Lawmakers are also putting money toward the issue—the chairman’s mark includes an extra $58 million or so above what was requested for counter-UAS programs. The Air Force and other services have performed small-scale experiments with various counter-UAS systems for years. However, the committee wants to see more progress adopting systems at a larger scale across the military, especially systems recommended by the JCO.
“The committee is concerned that the military services, in particular the Army, have neither transitioned proven systems, specifically systems currently operating in combat environments with [U.S. Special Operations Command] or systems that have been recommended by the JCO, to production at scale, nor acquired them for wider deployment across the joint force,” the committee wrote.
Lawmakers seemed particularly interested in directed energy technology, writing that “high-power microwave systems must continue to advance the effectiveness of waveforms against new UAS software and hardware.”
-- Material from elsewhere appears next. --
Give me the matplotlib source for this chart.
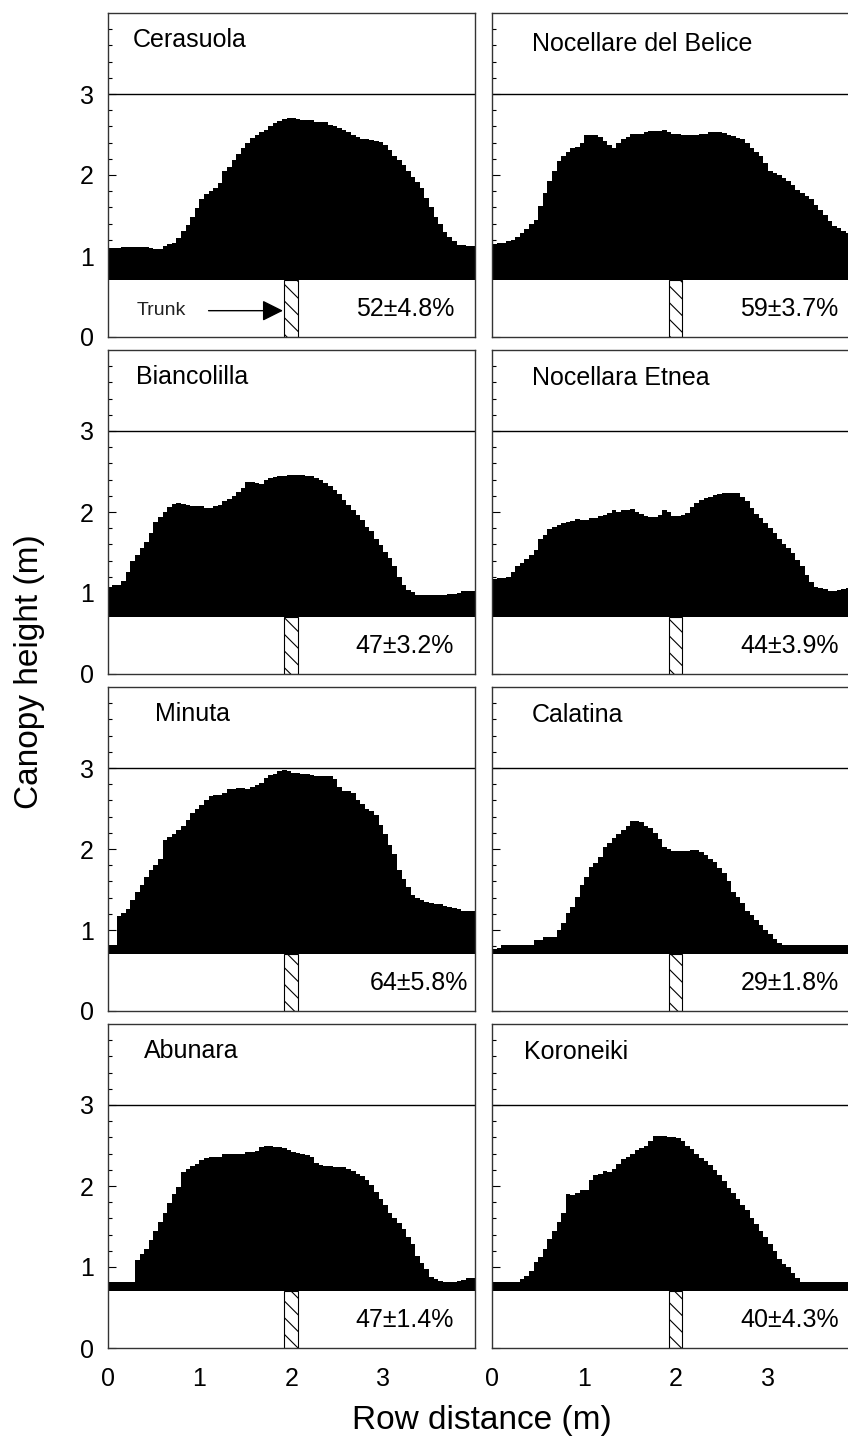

One such system, developed by the Air Force Research Laboratory, is thorough —the Tactical High-power Operational Responder. Recently, AFRL tested the experimental weapon against a swarm of drones at Kirtland Air Force Base, N.M. The system consists of a shipping container-like box with an antenna dish on top that can aim bursts of high-power microwave energy along a wide beam in order to disable groups of small drones, making them drop from the sky.
Though AFRL declined to say how many or what kinds of drones were downed in the test, it touted that the weapon can be carried in a C-130, can be quickly assembled on the ground, and can leverage other detection and targeting systems or use its own. In 2022, the lab selected the company Leidos to build “Mjolnir,” a follow-up to THOR that the lab hopes will improve on its capability, reliability, and manufacturing.
The House panel did not mention THOR specifically in its markup, but it called on the Secretary of Defense to provide a report with more information on the use of directed energy weapons against drones; on how the technology can be integrated into existing security infrastructure; on what effects they might have on the nearby airspace, people, and equipment; on how to train service members to use them; and on how to set up, maintain, and buy large numbers of such weapons.
Directed energy weapons are not the only way to bring down a drone. In January, U.S. troops used a Coyote air defense system to shoot down two drones attacking their base in southeastern Syria. The Coyote is essentially a short-range surface to-air missile that complements air defenses built for other threats such as missiles and crewed aircraft. Integrating those systems and their relevant sensors is a hurdle military planners hope to clear on their way to creating a coordinated air and missile defense system for downrange facilities.
“What I focus on … is advocating for a layered, integrated air and missile defense capability, from the upper tier all the way down to counter-small UAS—a quadcopter flying 50 to 100 feet off the ground at 10 or 20 miles an hour—and everything in between,” U.S. Central Command Deputy Commander Lt. Gen. Gregory M. Guillot said in January.
Developing new defenses and integrating them is particularly important as U.S. military planners contend with the “daily threat” of home-brewed air attacks in areas like the Middle East.
“If you’ve got an Amazon card and access to a hand grenade, you’ve now got an over-the-horizon weapon capability,” Rear Adm. Curt Renshaw, director of operations for CENTCOM, said in January.
Guillot’s goal is to integrate information about incoming threats onto one “pane of glass” rather than on five or six different screens or even separate buildings, he said.
Those same concerns seem to apply to the Pacific theater, where Air Force planners hope to strike a balance between protection and mobility.
“Base protection is also imperative, and it can take many forms. At the same time, being a target isn’t our main focus,” Brig. Gen. Paul R. Birch, then-commander of the 36th Wing at Andersen Air Force Base, Guam, said in March. “Rather, the focus is getting our airpower off the ground in a way that is lethal.”
Officers with the Air Force’s 388th Maintenance Group also emphasized maneuverability when describing contingency locations where F-35s could be refueled and rearmed with as few as a dozen Airmen.
“Get the jets back up and back in the fight, but then be ready to defend yourself and survive, and when the C-130 comes, get the heck out of there,” Col. Jeremy Anderson, commander of the 388th Maintenance Group, told Air & Space Forces Magazine earlier this month. “That’s the whole point, because by now the enemy has figured out exactly where you’re at, and you are about to get attacked. So load up, get out, and go to the next spot.”